The controversial thesis of the book is that Germany's material support for the fledging Israeli state was offered in exchange for the whitewashing of its Nazi past. Marwecki characterizes the diplomacy between the two countries as rational and morally nihilistic, based on Israel exchanging a post-Holocaust "whitewashing" and normalization of Germany's international standing for military and economic assistance in support of its statebuilding project, noting the differences in the terminology used by the countries to describe the 1952 reparations agreement (Israel called it Shilumim, a debt paid but unforgiven, while Germany used the term Wiedergutmachungsabkommen meaning 'to make good again').

Marwecki says that Germany acted in its own sovereign interest and "never assumed the role of the penitent".

Marwecki's book includes discussion of closer ties with unified Germany including Angela Merkel's 2008 declaration in the Knesset that Germany had a "special historical responsibility for Israel's security" as part of its Staatsräson.

== Reception ==
The book received multiple positive reviews.

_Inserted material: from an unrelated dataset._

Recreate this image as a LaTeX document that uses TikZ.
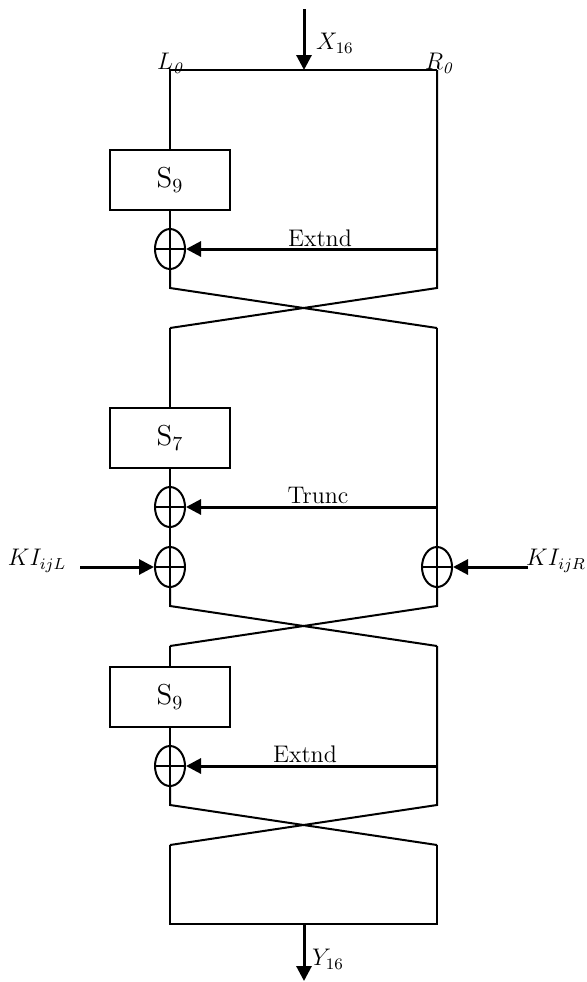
\documentclass[tikz,border=0pt]{standalone}
\usetikzlibrary{shapes.geometric,arrows.meta}
\begin{document}
\begin{tikzpicture}[x=0.5pt,y=-0.5pt,
 line/.style={line width=1pt},
 arr/.style={line width=1.5pt,-{Triangle[length=7.5pt,width=7.5pt]}},
 xorn/.style={ellipse,draw,line width=1pt,minimum width=15pt,minimum height=20pt,inner sep=0pt,
   path picture={\draw[line width=1pt] (path picture bounding box.west) -- (path picture bounding box.east)
   (path picture bounding box.north) -- (path picture bounding box.south);}},
 sbox/.style={rectangle,draw,line width=1pt,minimum width=60pt,minimum height=30pt,inner sep=0pt,font=\fontsize{14}{16}\selectfont},
 lab/.style={font=\fontsize{12}{14}\selectfont,inner sep=0pt}]
\useasboundingbox (0,0) rectangle (587,982);
% coordinates
\coordinate (tL) at (170,70);
\coordinate (tR) at (437,70);
\coordinate (tM) at (304,70);
\coordinate (xin) at (304,9);
\coordinate (b1) at (437,249);
\coordinate (c1L) at (170,288);
\coordinate (c1R) at (437,288);
\coordinate (d1L) at (170,328);
\coordinate (d1R) at (437,328);
\coordinate (b2) at (437,507);
\coordinate (c2L) at (170,606);
\coordinate (c2R) at (437,606);
\coordinate (d2L) at (170,646);
\coordinate (d2R) at (437,646);
\coordinate (b3) at (437,766);
\coordinate (c3L) at (170,805);
\coordinate (c3R) at (437,805);
\coordinate (d3L) at (170,845);
\coordinate (d3R) at (437,845);
\coordinate (bL) at (170,924);
\coordinate (bR) at (437,924);
\coordinate (bM) at (304,924);
\coordinate (yout) at (304,981);
\coordinate (kiLs) at (80,567);
\coordinate (kiRs) at (528,567);
% nodes
\node[sbox] (s9a) at (170,180) {$\mathrm{S}_9$};
\node[xorn] (x1) at (170,249) {};
\node[sbox] (s7) at (170,438) {$\mathrm{S}_7$};
\node[xorn] (x2) at (170,507) {};
\node[xorn] (x3) at (170,567) {};
\node[xorn] (x3R) at (437,567) {};
\node[sbox] (s9b) at (170,697) {$\mathrm{S}_9$};
\node[xorn] (x4) at (170,766) {};
% labels
\node[lab] (lx) at (335,43) {$X_{16}$};
\node[lab] (ll0) at (171,63) {$L_{\mathit{0}}$};
\node[lab] (lr0) at (440,63) {$R_{\mathit{0}}$};
\node[lab] (le1) at (320,238) {Extnd};
\node[lab] (lt) at (318,495) {Trunc};
\node[lab] (le2) at (305,754) {Extnd};
\node[lab] (lkl) at (37,561) {$KI_{ijL}$};
\node[lab] (lkr) at (556,561) {$KI_{ijR}$};
\node[lab] (ly) at (328,959) {$Y_{16}$};
% round 1
\draw[line] (tR) -- (tL) -- (s9a.north);
\draw[line] (s9a.south) -- (x1.north);
\draw[line] (x1.south) -- (c1L) -- (d1R);
\draw[line] (tR) -- (c1R) -- (d1L);
\draw[arr] (xin) -- (tM);
\draw[arr] (b1) -- (x1.east);
% round 2
\draw[line] (d1L) -- (s7.north);
\draw[line] (s7.south) -- (x2.north);
\draw[line] (x2.south) -- (x3.north);
\draw[line] (x3.south) -- (c2L) -- (d2R);
\draw[line] (d1R) -- (x3R.north);
\draw[line] (x3R.south) -- (c2R) -- (d2L);
\draw[arr] (b2) -- (x2.east);
\draw[arr] (kiLs) -- (x3.west);
\draw[arr] (kiRs) -- (x3R.east);
% round 3
\draw[line] (d2L) -- (s9b.north);
\draw[line] (s9b.south) -- (x4.north);
\draw[line] (x4.south) -- (c3L) -- (d3R);
\draw[line] (d2R) -- (c3R) -- (d3L);
\draw[arr] (b3) -- (x4.east);
% output
\draw[line] (d3L) -- (bL) -- (bR) -- (d3R);
\draw[arr] (bM) -- (yout);
\end{tikzpicture}
\end{document}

Some scholars have disagreed with Marwecki's characterization of Adenauer's support for Israel. Roni Stauber notes that Israeli historian Yeshayahu Jelínek "emphasized Adenauer's complex motivations". Agreeing with Jelinek, Stauber says that realpolitik alone "cannot explain the extraordinary decisions that Adenauer made in 1960 to provide military and financial support to Israel". Lorena De Vita notes that a growing body of work on German-Israeli relations undercuts the author's claim of "academic negligence".